Uraufführung von NSU-Stück „Rechtsmaterial“
Karlsruhe (dpa) - Am Anfang sind Beate Zschäpe, Uwe Mundlos und Uwe Böhnhardt noch sehr weit weg: Das Stück „Rechtsmaterial“, das am Samstag seine Uraufführung am Staatstheater Karlsruhe hatte, beginnt in der Weimarer Republik, mit einer Diskussion zwischen national gesinnten Studenten.
Die beiden Studenten - ehemalige Frontkämpfer im Ersten Weltkrieg - sind entsetzt über die Besetzung des Ruhrgebiets durch die Franzosen. Und sie wollen etwas unternehmen: „Wenn du einen Gedanken richtig zu Ende denkst: Es kommt scharf Schießen dabei heraus!“.
Am Ende werden die Studenten zur Tat schreiten - sie werden zu Terroristen. Und im Hintergrund ist schon das Terror-Trio des „Nationalsozialistischen Untergrunds“ zu ahnen. Regisseur Jan-Christoph Gockel und der Autor Konstantin Küspert haben für ihr Stück über den NSU die Geschichte der Jenaer Neonazi-Terroristen mit dem Szenen aus dem Propagandastück „Schlageter“ des NS-Dichters Hanns Johst aus dem Jahr 1933 verwoben.
Beate Zschäpes erster Auftritt hat etwas Gespenstisches: Szenen aus einem Interview mit Jenaer Jugendlichen aus dem Jahr 1991 werden auf die Leinwand hinter der Bühne projiziert. In der Mitte sitzt, unverkennbar: die junge Beate Zschäpe. Anlass des Gesprächs ist die Eröffnung eines Jugendclubs, es geht um Freizeitmöglichkeiten der Jugendlichen in Jena. Zschäpe sagt nur wenig - und was sie sagt, ist schwer verständlich, wegen der Tonqualität und ihres Thüringer Akzents. Aber die Gestik, die Art und Weise, wie sie sich die Haare aus dem Gesicht streicht - all dass kommt einem sehr bekannt vor, wenn man Zschäpe eine Weile im Gerichtssaal beobachtet hat. Es ist ein Spiel mit dem Gruseln, aber es funktioniert.

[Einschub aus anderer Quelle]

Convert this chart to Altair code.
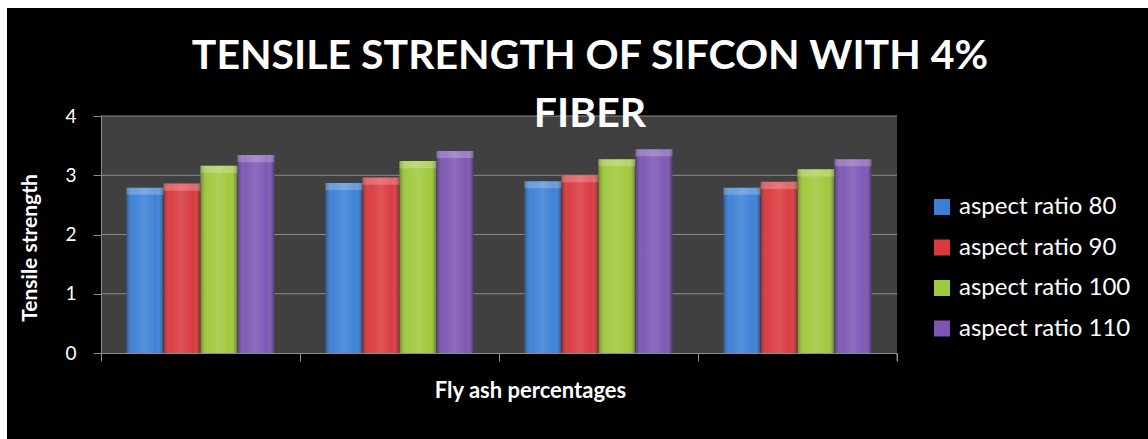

Zur Uraufführung am Samstag in Baden-Württemberg kam nicht nur der türkische Botschafter in Berlin, sondern auch der mittlerweile pensionierte Leiter der Terrorismusabteilung der Bundesanwaltschaft, Rainer Griesbaum. Mit ihm hatten die Theatermacher bei ihren umfangreichen Recherchen gesprochen. Das Ensemble - mit den Schauspielern, die an der Entstehung des Textes beteiligt waren - hat sich auch den Prozess in München angeschaut. Die Beobachtungen dort finden sich im Stück wieder: Brillant die detaillierte Beschreibung, wie die schweigende Zschäpe im Gerichtssaal mit dem Mikrofon spielt.
Das Heikelste an einem NSU-Stück ist wahrscheinlich die Frage, wie man Zschäpe darstellt. Sophia Löffler versucht gar nicht erst, der echten Zschäpe ähnlich zu sein. Die Figur wird überzeichnet: Mal trägt sie ein Katzenkostüm, mal reitet sie in nationalerotischer Ekstase auf einem Koffer mit Hakenkreuz, zwischendurch trägt sie - wie im Gerichtssaal - ein Business-Kostüm, dann verkleidet sie sich als Paulchen Panther - die Comicfigur führt durch das zynische Bekennervideo der Neonazi-Gruppe.
Am nächsten kommt Löffler der echten Zschäpe wahrscheinlich, als sie aus dem öffentlich gewordenen Brief vorliest, den die Hauptangeklagte aus der Untersuchungshaft an einen Dortmunder Neonazi geschrieben hat. Da gibt sie der Schweigenden eine Stimme, schwankt zwischen Koketterie, Selbstmitleid und Trotz.
Auch das Bühnenbild von Julia Kurzweg findet überzeugende Lösungen, um den Bogen von den Rechtsterroristen der Weimarer Zeit in die 90er Jahre zu spannen. Männer in weißen Spurensicherungsanzügen malen den Grundriss der Zwickauer Wohnung auf den Bühnenboden.
Später sitzen die Figuren von Zschäpe, Mundlos und Böhnhardt gemeinsam auf dem Sofa. Die beiden Uwes sind gerade von einer ihrer sogenannten Autoüberführungen zurückgekommen. Zschäpe hat gekocht - jene Rouladen von denen die wirkliche Zschäpe in dem Brief an den Dortmunder Neonazi schwärmt. Über die Morde sprechen die drei nicht, aber während sie auf dem Sofa sitzen und essen, zeichnen die Spurensicherer die Umrisse der Opfer auf den Boden.